**Short task**
Gather all lines with "script" from the records.

**Data provided**
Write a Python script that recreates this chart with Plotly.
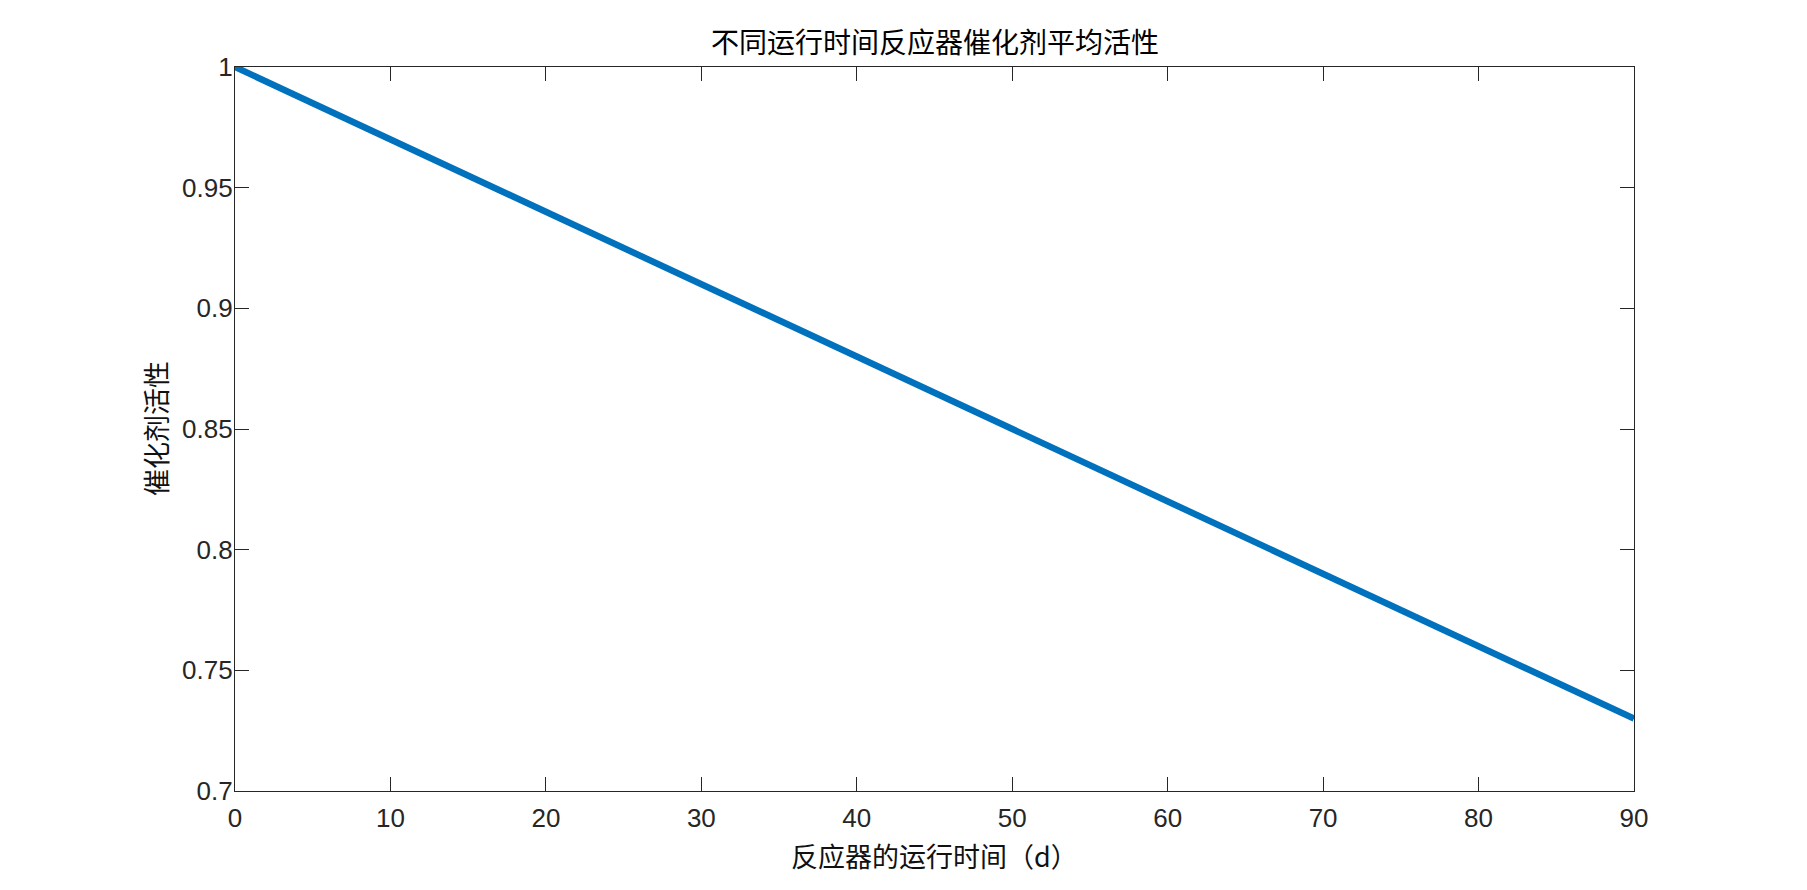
import plotly.graph_objects as go

days = [0, 10, 20, 30, 40, 50, 60, 70, 80, 90]
activity = [1.0, 0.97, 0.94, 0.91, 0.88, 0.85, 0.82, 0.79, 0.76, 0.73]

x_ticks = [0, 10, 20, 30, 40, 50, 60, 70, 80, 90]
y_ticks = [0.7, 0.75, 0.8, 0.85, 0.9, 0.95, 1.0]
y_ticktext = ["0.7", "0.75", "0.8", "0.85", "0.9", "0.95", "1"]

title_text = "不同运行时间反应器催化剂平均活性"
x_title = "反应器的运行时间（d）"
y_title = "催化剂活性"

W, H = 1807, 890
OFF = 8  # page body margin
L, R, T, B = 235 - OFF, 173 + OFF, 67 - OFF, 99 + OFF
PW, PH = W - L - R, H - T - B

font_family = "Liberation Sans, Arial, Noto Sans CJK SC"
cjk_family = "Noto Sans CJK SC"
axis_color = "#262626"

fig = go.Figure()
fig.add_trace(go.Scatter(
    x=days, y=activity, mode="lines",
    line=dict(color="#0072BD", width=6.5),
    showlegend=False,
))

axis_common = dict(
    showline=True, linecolor=axis_color, linewidth=1.2, mirror="ticks",
    ticks="inside", ticklen=14, tickwidth=1.2, tickcolor=axis_color,
    showgrid=False, zeroline=False,
    tickfont=dict(family=font_family, size=26, color=axis_color),
)

fig.update_layout(
    width=W, height=H,
    margin=dict(l=L, r=R, t=T, b=B),
    paper_bgcolor="white", plot_bgcolor="white",
    font=dict(family=font_family, color=axis_color),
    title=dict(text=title_text, x=(935 - OFF) / W, xanchor="center",
               y=1 - (43 - OFF) / H, yanchor="middle", yref="container",
               font=dict(family=cjk_family, size=28, color="#000000")),
    xaxis=dict(range=[0, 90], tickvals=x_ticks, ticklabelstandoff=4, **axis_common),
    yaxis=dict(range=[0.7, 1.0], tickvals=y_ticks, ticktext=y_ticktext, ticklabelstandoff=-4, **axis_common),
    annotations=[
        dict(text=x_title, xref="paper", yref="paper", x=0.5, y=-(855 - 791) / PH,
             xanchor="center", yanchor="middle", showarrow=False,
             font=dict(family=cjk_family, size=27, color="#111111")),
        dict(text=y_title, xref="paper", yref="paper", x=-(235 - 155) / PW, y=0.5,
             xanchor="center", yanchor="middle", showarrow=False, textangle=-90,
             font=dict(family=cjk_family, size=27, color="#111111")),
    ],
)

fig.write_html("out.html")
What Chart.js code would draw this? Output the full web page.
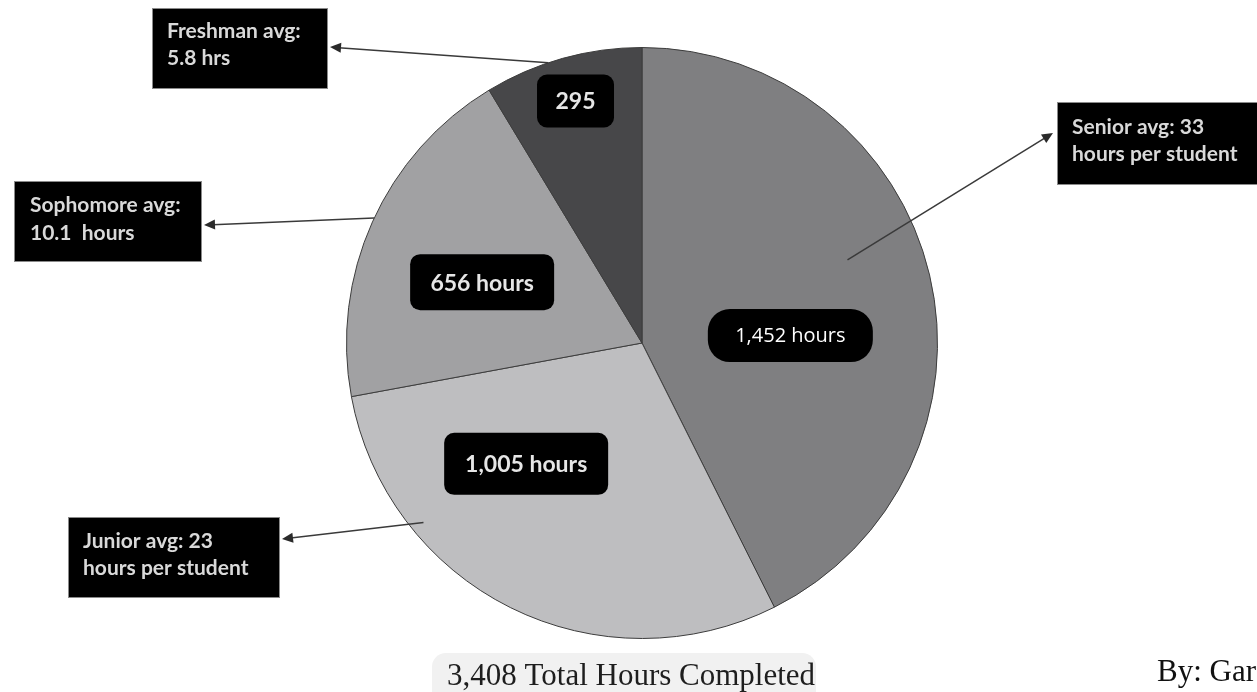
<!DOCTYPE html>
<html>
<head>
<meta charset="utf-8">
<script src="https://cdn.jsdelivr.net/npm/chart.js@4.4.1/dist/chart.umd.min.js"></script>
<style>
  html, body { margin: 0; padding: 0; background: #fff; overflow: hidden; }
  #wrap { width: 1257px; height: 692px; }
</style>
</head>
<body>
<div id="wrap"><canvas id="chart" width="1257" height="692"></canvas></div>
<script>
const categories = ["Senior", "Junior", "Sophomore", "Freshman"]
const hours = [1452, 1005, 656, 295]
const sliceLabels = ["1,452 hours", "1,005 hours", "656 hours", "295"]
const calloutLines = [
  ["Senior avg: 33", "hours per student"],
  ["Junior avg: 23", "hours per student"],
  ["Sophomore avg:", "10.1  hours"],
  ["Freshman avg:", "5.8 hrs"]
]
const totalText = "3,408 Total Hours Completed"
const bylineText = "By: Gar"

const sliceColors = ["#7f7f81", "#bebec0", "#a1a1a3", "#474749"]

// label boxes inside the slices, offsets in pie radius units
const innerLayout = [
  { dx: 0.502, dy: -0.025, w: 165, h: 53, r: 22, font: "400 20px 'Open Sans'" },
  { dx: -0.392, dy: 0.409, w: 164, h: 62, r: 10, font: "bold 23px Lato" },
  { dx: -0.541, dy: -0.206, w: 144, h: 56, r: 10, font: "bold 23px Lato" },
  { dx: -0.225, dy: -0.819, w: 77, h: 53, r: 10, font: "bold 23px Lato" }
]

// callout boxes and arrows (angle in degrees clockwise from top)
const calloutLayout = [
  { box: [1057, 102, 210, 83], tx: 1072, base: [134, 161], ang: 68, rf: 0.75, head: [1053, 133] },
  { box: [68, 517, 212, 81], tx: 83, base: [548, 575], ang: 230.6, rf: 0.957, head: [282, 539] },
  { box: [14, 181, 188, 81], tx: 30, base: [212, 240], ang: 295, rf: 1.0, head: [204, 225] },
  { box: [152, 8, 176, 81], tx: 167, base: [38, 65], ang: 341.5, rf: 1.0, head: [330, 47] }
]

function roundRect(ctx, x, y, w, h, r) {
  ctx.beginPath()
  ctx.moveTo(x + r, y)
  ctx.arcTo(x + w, y, x + w, y + h, r)
  ctx.arcTo(x + w, y + h, x, y + h, r)
  ctx.arcTo(x, y + h, x, y, r)
  ctx.arcTo(x, y, x + w, y, r)
  ctx.closePath()
}

function arrow(ctx, x1, y1, x2, y2) {
  ctx.save()
  ctx.strokeStyle = "#3a3a3a"
  ctx.fillStyle = "#2a2a2a"
  ctx.lineWidth = 1.5
  const a = Math.atan2(y2 - y1, x2 - x1)
  const len = 11
  ctx.beginPath()
  ctx.moveTo(x1, y1)
  ctx.lineTo(x2 - Math.cos(a) * len * 0.8, y2 - Math.sin(a) * len * 0.8)
  ctx.stroke()
  ctx.beginPath()
  ctx.moveTo(x2, y2)
  ctx.lineTo(x2 - Math.cos(a) * len + Math.sin(a) * 5, y2 - Math.sin(a) * len - Math.cos(a) * 5)
  ctx.lineTo(x2 - Math.cos(a) * len - Math.sin(a) * 5, y2 - Math.sin(a) * len + Math.cos(a) * 5)
  ctx.closePath()
  ctx.fill()
  ctx.restore()
}

const annotations = {
  id: "annotations",
  afterDatasetsDraw(chart) {
    const ctx = chart.ctx
    const arc = chart.getDatasetMeta(0).data[0]
    const cx = arc.x, cy = arc.y, R = arc.outerRadius

    // value labels inside slices
    innerLayout.forEach((l, i) => {
      const x = cx + l.dx * R, y = cy + l.dy * R
      ctx.save()
      ctx.fillStyle = "#000"
      roundRect(ctx, x - l.w / 2, y - l.h / 2, l.w, l.h, l.r)
      ctx.fill()
      ctx.fillStyle = i === 0 ? "#ffffff" : "#e6e6e6"
      ctx.font = l.font
      ctx.textAlign = "center"
      ctx.textBaseline = "middle"
      ctx.fillText(sliceLabels[i], x, y + 1)
      ctx.restore()
    })

    // callouts
    calloutLayout.forEach((c, i) => {
      const t = c.ang * Math.PI / 180
      const x1 = cx + Math.sin(t) * R * c.rf
      const y1 = cy - Math.cos(t) * R * c.rf
      arrow(ctx, x1, y1, c.head[0], c.head[1])
      const [bx, by, bw, bh] = c.box
      ctx.save()
      ctx.fillStyle = "#000"
      ctx.fillRect(bx, by, bw, bh)
      ctx.strokeStyle = "#8a8a8a"
      ctx.lineWidth = 1
      ctx.strokeRect(bx + 0.5, by + 0.5, bw - 1, bh - 1)
      ctx.fillStyle = "#d9d9d9"
      ctx.font = "bold 21px Lato"
      ctx.textBaseline = "alphabetic"
      calloutLines[i].forEach((line, k) => ctx.fillText(line, c.tx, c.base[k]))
      ctx.restore()
    })

    // footer
    ctx.save()
    ctx.fillStyle = "#f1f1f1"
    roundRect(ctx, 432, 653, 384, 60, 14)
    ctx.fill()
    ctx.fillStyle = "#1e1e1e"
    ctx.font = "31px 'Liberation Serif'"
    ctx.textBaseline = "alphabetic"
    ctx.fillText(totalText, 447, 685)
    ctx.fillStyle = "#111"
    ctx.fillText(bylineText, 1157, 681)
    ctx.restore()
  }
}

new Chart(document.getElementById("chart"), {
  type: "pie",
  data: {
    labels: categories,
    datasets: [{
      data: hours,
      backgroundColor: sliceColors,
      borderColor: "#3c3c3c",
      borderWidth: 1,
      hoverOffset: 0
    }]
  },
  options: {
    responsive: false,
    animation: false,
    devicePixelRatio: 1,
    layout: { padding: { top: 47, bottom: 53, left: 346, right: 319 } },
    plugins: {
      legend: { display: false },
      tooltip: { enabled: false }
    },
    events: []
  },
  plugins: [annotations]
})
</script>
</body>
</html>
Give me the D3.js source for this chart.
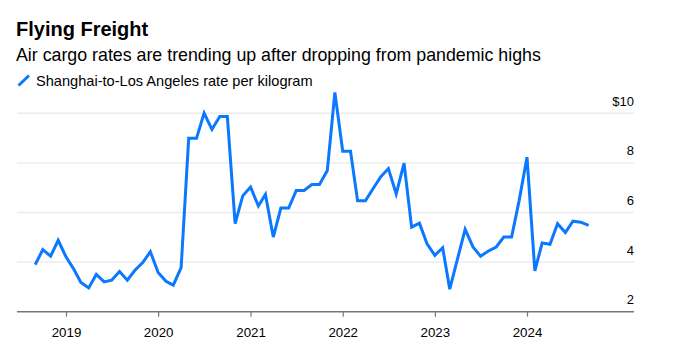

**Complete response**
Write a Python script that recreates this chart with Plotly.
<script src="https://cdn.jsdelivr.net/npm/chart.js@4.4.1/dist/chart.umd.min.js"></script>
<script>
</script>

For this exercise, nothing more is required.